• Prompt
Quote each line of the material verbatim, without the pictures.

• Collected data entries
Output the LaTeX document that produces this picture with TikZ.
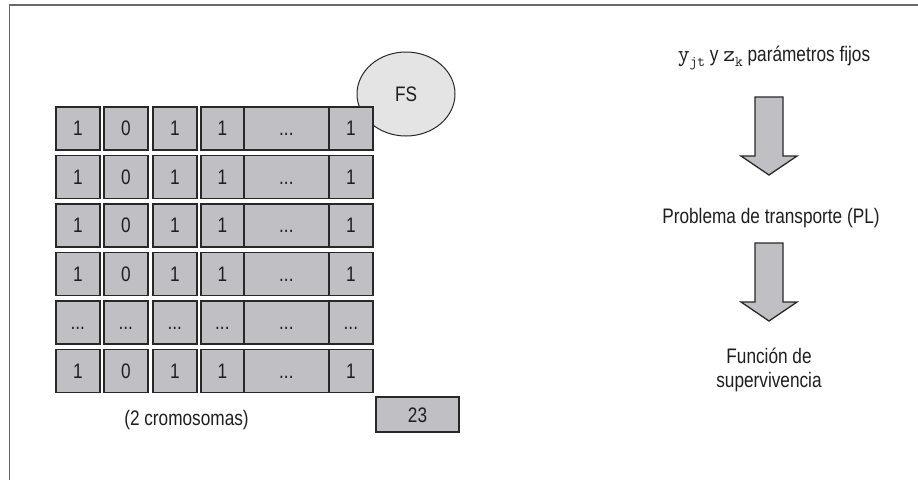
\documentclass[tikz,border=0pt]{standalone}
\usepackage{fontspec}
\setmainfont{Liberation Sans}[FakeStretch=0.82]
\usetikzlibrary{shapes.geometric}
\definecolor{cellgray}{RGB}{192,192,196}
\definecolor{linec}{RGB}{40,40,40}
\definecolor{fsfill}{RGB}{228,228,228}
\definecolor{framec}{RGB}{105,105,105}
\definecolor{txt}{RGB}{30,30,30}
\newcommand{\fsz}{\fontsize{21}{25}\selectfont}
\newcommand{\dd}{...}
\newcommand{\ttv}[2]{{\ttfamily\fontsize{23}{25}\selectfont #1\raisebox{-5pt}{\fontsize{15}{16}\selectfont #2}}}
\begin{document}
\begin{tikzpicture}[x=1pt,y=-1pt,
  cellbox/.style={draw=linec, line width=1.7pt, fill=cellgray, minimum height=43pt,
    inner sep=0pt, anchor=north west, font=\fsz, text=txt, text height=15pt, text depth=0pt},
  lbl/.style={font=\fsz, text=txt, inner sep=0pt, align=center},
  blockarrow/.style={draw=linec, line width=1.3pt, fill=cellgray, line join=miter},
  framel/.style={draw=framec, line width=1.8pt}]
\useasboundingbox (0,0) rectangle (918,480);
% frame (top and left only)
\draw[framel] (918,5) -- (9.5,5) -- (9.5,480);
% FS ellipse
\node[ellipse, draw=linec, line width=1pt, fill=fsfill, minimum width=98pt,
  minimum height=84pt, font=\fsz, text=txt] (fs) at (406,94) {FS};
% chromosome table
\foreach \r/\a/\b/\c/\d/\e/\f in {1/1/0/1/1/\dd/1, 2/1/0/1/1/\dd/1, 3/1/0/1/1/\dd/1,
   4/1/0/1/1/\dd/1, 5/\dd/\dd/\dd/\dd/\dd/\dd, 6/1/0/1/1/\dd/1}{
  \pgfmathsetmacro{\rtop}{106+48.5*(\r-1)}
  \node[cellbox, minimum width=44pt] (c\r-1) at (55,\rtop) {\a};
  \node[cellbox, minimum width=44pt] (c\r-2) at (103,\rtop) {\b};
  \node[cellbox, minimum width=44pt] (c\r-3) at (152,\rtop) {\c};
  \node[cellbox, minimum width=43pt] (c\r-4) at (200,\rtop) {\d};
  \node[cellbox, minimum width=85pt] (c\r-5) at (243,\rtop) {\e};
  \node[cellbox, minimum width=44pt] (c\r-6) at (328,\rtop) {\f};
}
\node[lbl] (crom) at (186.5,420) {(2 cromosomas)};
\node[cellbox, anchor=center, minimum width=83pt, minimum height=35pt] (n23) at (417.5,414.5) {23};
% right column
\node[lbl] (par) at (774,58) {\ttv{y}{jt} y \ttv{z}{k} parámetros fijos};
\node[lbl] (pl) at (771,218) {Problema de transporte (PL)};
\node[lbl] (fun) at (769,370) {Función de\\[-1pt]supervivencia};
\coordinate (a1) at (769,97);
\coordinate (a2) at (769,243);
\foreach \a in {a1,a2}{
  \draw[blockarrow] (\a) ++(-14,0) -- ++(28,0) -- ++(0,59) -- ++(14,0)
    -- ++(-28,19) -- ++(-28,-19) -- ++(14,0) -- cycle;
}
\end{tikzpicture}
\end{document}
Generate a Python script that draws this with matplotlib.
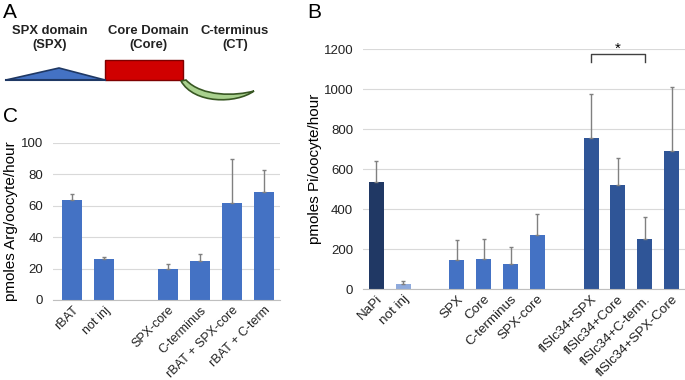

• Result
Output the LaTeX document that produces this picture with TikZ.
\documentclass[tikz,border=0pt]{standalone}
\usepackage{fontspec}
\setmainfont{Liberation Sans}[FakeStretch=0.82]
\usetikzlibrary{shapes.geometric}
\definecolor{cellgray}{RGB}{192,192,196}
\definecolor{linec}{RGB}{40,40,40}
\definecolor{fsfill}{RGB}{228,228,228}
\definecolor{framec}{RGB}{105,105,105}
\definecolor{txt}{RGB}{30,30,30}
\newcommand{\fsz}{\fontsize{21}{25}\selectfont}
\newcommand{\dd}{...}
\newcommand{\ttv}[2]{{\ttfamily\fontsize{23}{25}\selectfont #1\raisebox{-5pt}{\fontsize{15}{16}\selectfont #2}}}
\begin{document}
\begin{tikzpicture}[x=1pt,y=-1pt,
  cellbox/.style={draw=linec, line width=1.7pt, fill=cellgray, minimum height=43pt,
    inner sep=0pt, anchor=north west, font=\fsz, text=txt, text height=15pt, text depth=0pt},
  lbl/.style={font=\fsz, text=txt, inner sep=0pt, align=center},
  blockarrow/.style={draw=linec, line width=1.3pt, fill=cellgray, line join=miter},
  framel/.style={draw=framec, line width=1.8pt}]
\useasboundingbox (0,0) rectangle (918,480);
% frame (top and left only)
\draw[framel] (918,5) -- (9.5,5) -- (9.5,480);
% FS ellipse
\node[ellipse, draw=linec, line width=1pt, fill=fsfill, minimum width=98pt,
  minimum height=84pt, font=\fsz, text=txt] (fs) at (406,94) {FS};
% chromosome table
\foreach \r/\a/\b/\c/\d/\e/\f in {1/1/0/1/1/\dd/1, 2/1/0/1/1/\dd/1, 3/1/0/1/1/\dd/1,
   4/1/0/1/1/\dd/1, 5/\dd/\dd/\dd/\dd/\dd/\dd, 6/1/0/1/1/\dd/1}{
  \pgfmathsetmacro{\rtop}{106+48.5*(\r-1)}
  \node[cellbox, minimum width=44pt] (c\r-1) at (55,\rtop) {\a};
  \node[cellbox, minimum width=44pt] (c\r-2) at (103,\rtop) {\b};
  \node[cellbox, minimum width=44pt] (c\r-3) at (152,\rtop) {\c};
  \node[cellbox, minimum width=43pt] (c\r-4) at (200,\rtop) {\d};
  \node[cellbox, minimum width=85pt] (c\r-5) at (243,\rtop) {\e};
  \node[cellbox, minimum width=44pt] (c\r-6) at (328,\rtop) {\f};
}
\node[lbl] (crom) at (186.5,420) {(2 cromosomas)};
\node[cellbox, anchor=center, minimum width=83pt, minimum height=35pt] (n23) at (417.5,414.5) {23};
% right column
\node[lbl] (par) at (774,58) {\ttv{y}{jt} y \ttv{z}{k} parámetros fijos};
\node[lbl] (pl) at (771,218) {Problema de transporte (PL)};
\node[lbl] (fun) at (769,370) {Función de\\[-1pt]supervivencia};
\coordinate (a1) at (769,97);
\coordinate (a2) at (769,243);
\foreach \a in {a1,a2}{
  \draw[blockarrow] (\a) ++(-14,0) -- ++(28,0) -- ++(0,59) -- ++(14,0)
    -- ++(-28,19) -- ++(-28,-19) -- ++(14,0) -- cycle;
}
\end{tikzpicture}
\end{document}
Generate a Python script that draws this with matplotlib.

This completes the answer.